In the current era of AI-driven development, the pressure to deliver “faster” has never been higher. With the advent of sophisticated coding agents, the first instinct for many project leads is to parallelize: split the work, run frontend and backend tracks simultaneously, and maximize output.
However, this rush to parallelize often comes with a hidden cost that many organizations fail to account for. By optimizing for simultaneous output, we are inadvertently sacrificing the very Agility we claim to pursue.
The Trap: Big Upfront Design (BUFD)
The logic of parallel development is simple: if the Frontend and Backend teams work at the same time, we finish in half the time. But in software engineering, dependencies are rarely that simple.
To make parallel tracks work without constant collision, you need a complete specification from day one. You need to define the API contracts, data structures, and state management in such detail that both sides can work in a vacuum.
The paradox: To go “fast” through parallelization, you have to revert to a Waterfall-style “Big Upfront Design.”
Why Parallelization Erodes Agility
When you commit to a rigid specification early on to enable parallel work, you lose the ability to learn. Agile development is built on the principle of the Feedback Loop:
- Build a small vertical slice.
- Learn from the implementation and user interaction.
- Adjust the requirements for the next slice.
In a parallelized environment, adjusting the requirements mid-sprint is a nightmare. A minor change in the backend logic doesn’t just affect the backend; it breaks the frontend implementation that was built simultaneously. Consequently, teams tend to stick to a suboptimal plan just to avoid the “re-work” cost, effectively killing any chance of iterative improvement.
Output vs. Learning
As noted in a recent discussion sparked by the rise of coding agents, parallelizing optimizes for output, while sequential work optimizes for learning.
- Output is linear. If you build two things at once, you have two things.
- Learning is compound. What you learn while building the backend might fundamentally change how you should approach the frontend to provide a better user experience.
If we use AI agents simply to execute parallel tracks faster, we aren’t becoming more agile—we are just building rigid systems at a higher velocity.
Finding the Balance
Does this mean we should never work in parallel? Of course not. But we must be conscious of the trade-off.

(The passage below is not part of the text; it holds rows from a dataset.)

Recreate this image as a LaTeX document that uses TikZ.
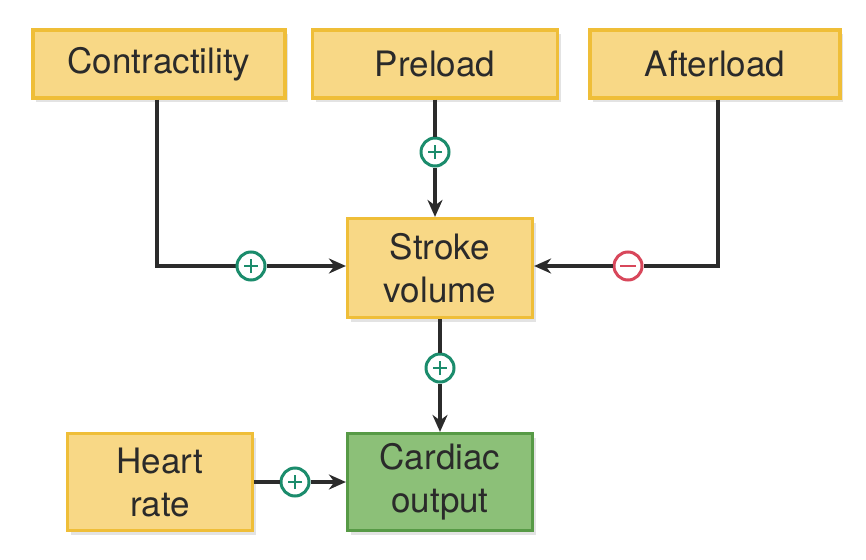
\documentclass[tikz,border=0pt]{standalone}
\usepackage{fontspec}
\setmainfont{TeX Gyre Heros}
\usetikzlibrary{arrows.meta,shadows}
\definecolor{yfill}{HTML}{F8D886}
\definecolor{ydraw}{HTML}{EFBE38}
\definecolor{gfill}{HTML}{8CC078}
\definecolor{gdraw}{HTML}{579A46}
\definecolor{plusc}{HTML}{1B8C6C}
\definecolor{minusc}{HTML}{D8475B}
\definecolor{txt}{HTML}{2A2A2A}
\definecolor{ln}{HTML}{2B2B2B}
\begin{document}
\begin{tikzpicture}[x=1pt,y=-1pt,
  boxbase/.style={rectangle, line width=3.2pt, inner sep=0pt, align=center,
    text=txt, font=\fontsize{35}{43}\selectfont,
    drop shadow={shadow xshift=3pt, shadow yshift=-4pt, opacity=0.18, fill=black!60}},
  ybox/.style={boxbase, fill=yfill, draw=ydraw},
  gbox/.style={boxbase, fill=gfill, draw=gdraw},
  conn/.style={draw=ln, line width=3.6pt},
  arr/.style={conn, -{Stealth[length=17pt,width=15pt]}},
  sign/.style={circle, minimum size=28pt, inner sep=0pt, fill=white, line width=3pt},
  plus/.style={sign, draw=plusc,
    path picture={\draw[plusc, line width=2.4pt]
      ([xshift=-7pt]path picture bounding box.center) -- ([xshift=7pt]path picture bounding box.center)
      ([yshift=-7pt]path picture bounding box.center) -- ([yshift=7pt]path picture bounding box.center);}},
  minus/.style={sign, draw=minusc,
    path picture={\draw[minusc, line width=2.4pt]
      ([xshift=-8pt]path picture bounding box.center) -- ([xshift=8pt]path picture bounding box.center);}}
]
\useasboundingbox (0,0) rectangle (866,559);
\fill[white] (0,0) rectangle (866,559);

\node[ybox, minimum width=252pt, minimum height=68pt] (contr) at (159,64) {Contractility};
\node[ybox, minimum width=245pt, minimum height=68pt] (pre) at (435,64) {Preload};
\node[ybox, minimum width=250pt, minimum height=68pt] (after) at (715,64) {Afterload};
\node[ybox, minimum width=185pt, minimum height=99pt] (sv) at (440,268) {Stroke\\volume};
\node[ybox, minimum width=185pt, minimum height=97pt] (hr) at (160,482) {Heart\\rate};
\node[gbox, minimum width=185pt, minimum height=97pt] (co) at (440,482) {Cardiac\\output};

\coordinate (c1) at (157,266);
\coordinate (c2) at (718,266);

% Contractility -> SV
\draw[conn] (contr.south -| c1) -- (c1) -- (251,266);
\node[plus] (p1) at (251,266) {};
\draw[arr] (p1) -- (sv.west |- p1);
% Preload -> SV
\node[plus] (p2) at (435,152) {};
\draw[conn] (pre.south) -- (p2);
\draw[arr] (p2) -- (sv.north -| p2);
% Afterload -> SV
\node[minus] (m1) at (628,266) {};
\draw[conn] (after.south -| c2) -- (c2) -- (m1);
\draw[arr] (m1) -- (sv.east |- m1);
% SV -> CO
\node[plus] (p3) at (440,368) {};
\draw[conn] (sv.south) -- (p3);
\draw[arr] (p3) -- (co.north);
% HR -> CO
\node[plus] (p4) at (295,482) {};
\draw[conn] (hr.east) -- (p4);
\draw[arr] (p4) -- (co.west);
\end{tikzpicture}
\end{document}
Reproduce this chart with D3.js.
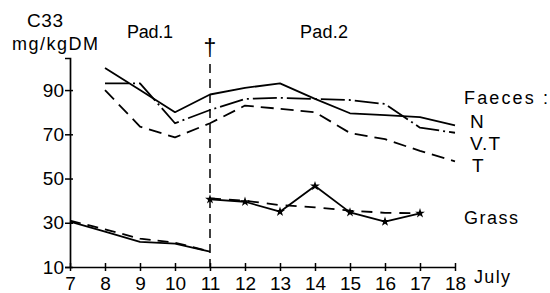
<!DOCTYPE html>
<meta charset="utf-8"/>
<style>
  body { margin: 0; background: #fff; }
  text { font-family: "Liberation Sans", Arial, sans-serif; fill: #000; }
</style>
<svg width="550" height="293"></svg>
<script src="https://d3js.org/d3.v7.min.js"></script>
<script>

// data (C33 alkane, mg/kg DM)
var days = [7, 8, 9, 10, 11, 12, 13, 14, 15, 16, 17, 18];
var yTicks = [10, 30, 50, 70, 90];

var faecesDays = [8, 9, 10, 11, 12, 13, 14, 15, 16, 17, 18];
var faecesN  = [100, 90, 80, 88, 91, 93, 86, 79.5, 78.7, 77.8, 74];
var faecesVT = [93, 93, 75, 81, 86, 86.5, 86, 85.5, 83.7, 73, 70.7];
var faecesT  = [90, 73.5, 68.6, 75, 83, 81.5, 80, 70.6, 67.8, 62.5, 57.8];

var grassDays1 = [7, 8, 9, 10, 11];
var grassSolid1 = [30.5, 26, 21.4, 20.6, 17];
var grassDash1  = [31, 27, 22.8, 21, 17];
var grassDays2 = [11, 12, 13, 14, 15, 16, 17];
var grassSolid2 = [40.6, 39.5, 35, 46.6, 34.7, 30.5, 34.3];
var grassDash2  = [41, 40, 38, 37, 35.5, 34.5, 34.3];

var svg = d3.select("svg");

var x = d3.scaleLinear().domain([7, 18]).range([70, 455]);
var y = d3.scaleLinear().domain([10, 104.5]).range([267, 58]);

// axes
var yAxis = svg.append("g")
    .attr("transform", "translate(" + x(7) + ",0)")
    .call(d3.axisLeft(y).tickValues(yTicks).tickSizeOuter(0).tickSize(5));
yAxis.select(".domain").attr("stroke", "#000").attr("stroke-width", 1.7);
yAxis.selectAll(".tick line").attr("x1", 3).attr("x2", -5).attr("stroke-width", 1.5);
yAxis.selectAll(".tick text")
    .attr("x", -6)
    .style("font-size", "19px")
    .style("font-family", "Liberation Sans, Arial, sans-serif");

var xAxis = svg.append("g")
    .attr("transform", "translate(0," + y(10) + ")")
    .call(d3.axisBottom(x).tickValues(days).tickSizeOuter(0).tickFormat(d3.format("d")));
xAxis.select(".domain").attr("stroke", "#000").attr("stroke-width", 1.7);
xAxis.selectAll(".tick line").attr("y1", -4).attr("y2", 4).attr("stroke-width", 1.5);
xAxis.selectAll(".tick text")
    .attr("dy", null)
    .attr("y", 23)
    .style("font-size", "19px")
    .style("font-family", "Liberation Sans, Arial, sans-serif");

// separation between paddocks
svg.append("line")
    .attr("x1", x(11)).attr("x2", x(11))
    .attr("y1", 64).attr("y2", y(10))
    .attr("stroke", "#000")
    .attr("stroke-width", 1.5)
    .attr("stroke-dasharray", "9,6");
svg.append("text")
    .attr("x", x(11)).attr("y", 56)
    .attr("text-anchor", "middle")
    .style("font-size", "23px")
    .text("\u2020");

var line = d3.line()
    .x(function(d) { return x(d[0]); })
    .y(function(d) { return y(d[1]); });

function drawSeries(ds, vs, dash) {
    var pts = ds.map(function(d, i) { return [d, vs[i]]; });
    svg.append("path")
        .datum(pts)
        .attr("d", line)
        .attr("fill", "none")
        .attr("stroke", "#000")
        .attr("stroke-width", 1.8)
        .attr("stroke-linejoin", "round")
        .attr("stroke-dasharray", dash);
    return pts;
}

drawSeries(faecesDays, faecesN, null);
drawSeries(faecesDays, faecesVT, "24,4,2,4");
drawSeries(faecesDays, faecesT, "13,7");

drawSeries(grassDays1, grassSolid1, null);
drawSeries(grassDays1, grassDash1, "11,7");
var starPts = drawSeries(grassDays2, grassSolid2, null);
drawSeries(grassDays2, grassDash2, "11,8");

svg.selectAll(".star")
    .data(starPts)
    .enter().append("path")
    .attr("class", "star")
    .attr("d", d3.symbol(d3.symbolStar, 30))
    .attr("transform", function(d) { return "translate(" + x(d[0]) + "," + y(d[1]) + ")"; })
    .attr("fill", "#000");

// labels
function label(txt, px, py, size, len) {
    var t = svg.append("text")
        .attr("x", px).attr("y", py)
        .style("font-size", size + "px")
        .text(txt);
    if (len) t.attr("textLength", len).attr("lengthAdjust", "spacing");
    return t;
}

label("C33", 27, 27, 19, 36);
label("mg/kgDM", 12, 50, 18, 86);
label("Pad.1", 127, 38, 18, 46);
label("Pad.2", 300, 38, 18, 48);
label("Faeces :", 464, 104, 18, 84);
label("N", 470, 128, 19);
label("V.T", 470, 150, 19, 30);
label("T", 472, 172, 19);
label("Grass", 464, 224, 18, 54);
label("July", 474, 283, 18, 36);

</script>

The most effective teams focus on Vertical Slices. Instead of “Backend vs. Frontend,” they focus on “Feature A.” They build the minimal necessary backend and frontend for that feature in tight, small-scale loops. This allows the architecture to evolve naturally and ensures that the specification stays as lean as possible.
Conclusion
Speed is not measured by how many lines of code we can generate simultaneously. True speed is measured by how quickly we can reach a viable, high-quality solution that meets the user’s needs.
If your parallelization strategy requires a 50-page specification document before a single agent starts coding, you aren’t doing Agile. You’re doing Waterfall with a faster engine.
This post was inspired by a recent discussion on LinkedIn regarding the use of AI coding agents in project planning.